Forget whether Pradip Nepal is speaking from personal experience, venting his regrets or asserting his righteous indignation here. Also set aside whether he may be trying to settle scores with that surnamesake former prime minister from his party or may be attempting to explain the extent of the malady to a country fixated on offending individuals who tend to hit the headlines here and there.
Pradip Nepal actually speaks to a striking phenomenon gripping our politics ever since we started practicing the thing in the early Fifties. During elections and insurgencies alike, politicians of all hues have positioned themselves profoundly against accumulated instances of perceived and palpable Indian machinations. When they reach positions of power to do something about it, they just seem to go wobbly.
Offers of free education for your offspring at prestigious institutions of Indian higher education become an enticing proposition to Nepali leaders, administrators and enablers of all sorts. For one thing, the transaction does not contain the odiousness of outright bribery. (There must be something in the kid that allows him/her to maintain the requisite academic standards over multiple years.)

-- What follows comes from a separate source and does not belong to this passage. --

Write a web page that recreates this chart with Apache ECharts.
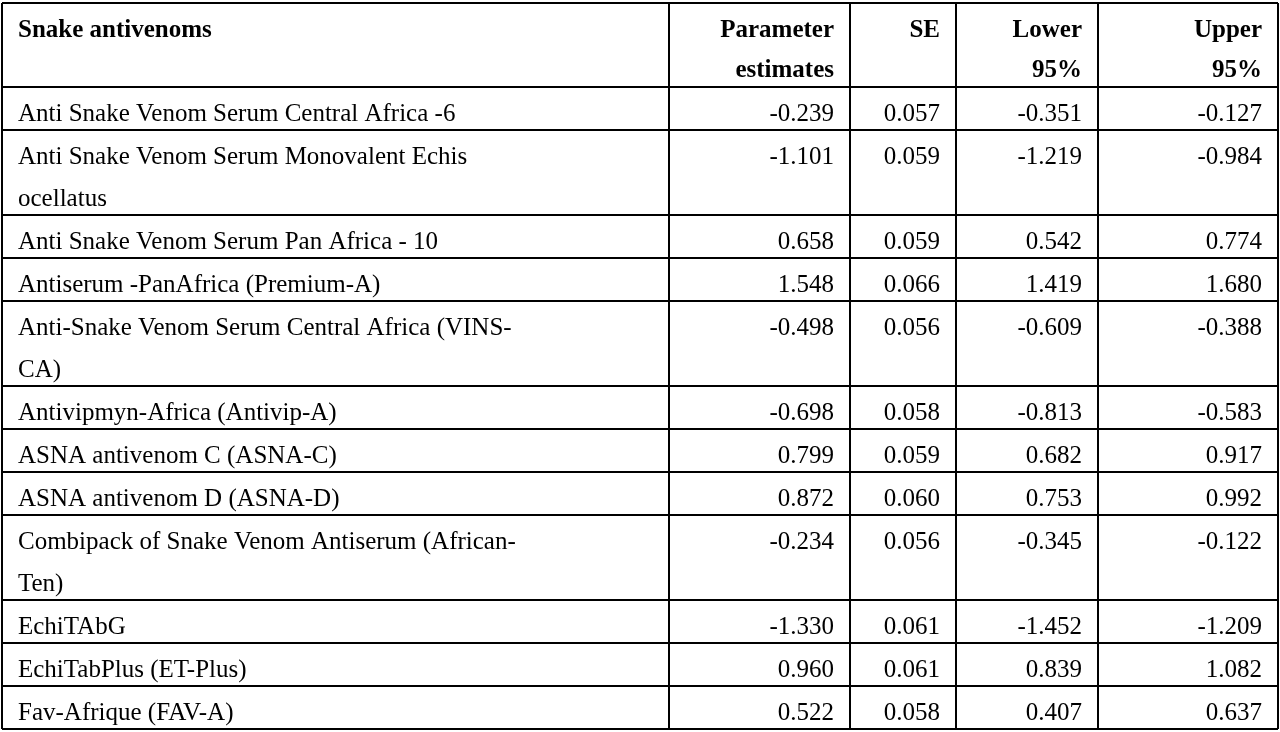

The pursuit of knowledge in our society, moreover, is a striving that is less susceptible to ever-lingering suspicions over means and motives. (It’s not as if you’re siphoning off foreign-donated food and medicine meant, say, for flood-relief camps.)
The likelihood of securing intergenerational loyalties comes complete with a greater scope for plausible deniability, should questions ever be raised. (The most ideologically liberal offspring might feel some level of guilt for having enjoyed such privilege, but he or she is very unlikely to go to the extent of repudiating the earned degree.) Childlessness, in this sense, might really accentuate cleanliness in inter-state political relations.
Yet the Indians, like many preponderant powers in their respective regions, have the ability to buy loyalty, tepid acquiescence or outright silence on matters pertaining to their national interest. Indeed, they even buy criticism as long as it can help deflect from the real issues at hand.
For influential Nepalis, given the nature of the bilateral relationship, the threat of frozen bank accounts, resurrection of tax claims or general exposure to the underworldly shadiness of India’s punitive resources on the streets of Kathmandu all act as stimulants or deterrents.
So it would be the height of naiveté to think that the Indians – during their full-blown quest to assert global ambitions – would have no way of ensnaring Nepali leaders that do not have children.
Yet you are forced to focus on one more reason why Sushil Koirala might be having such a hard time becoming prime minister.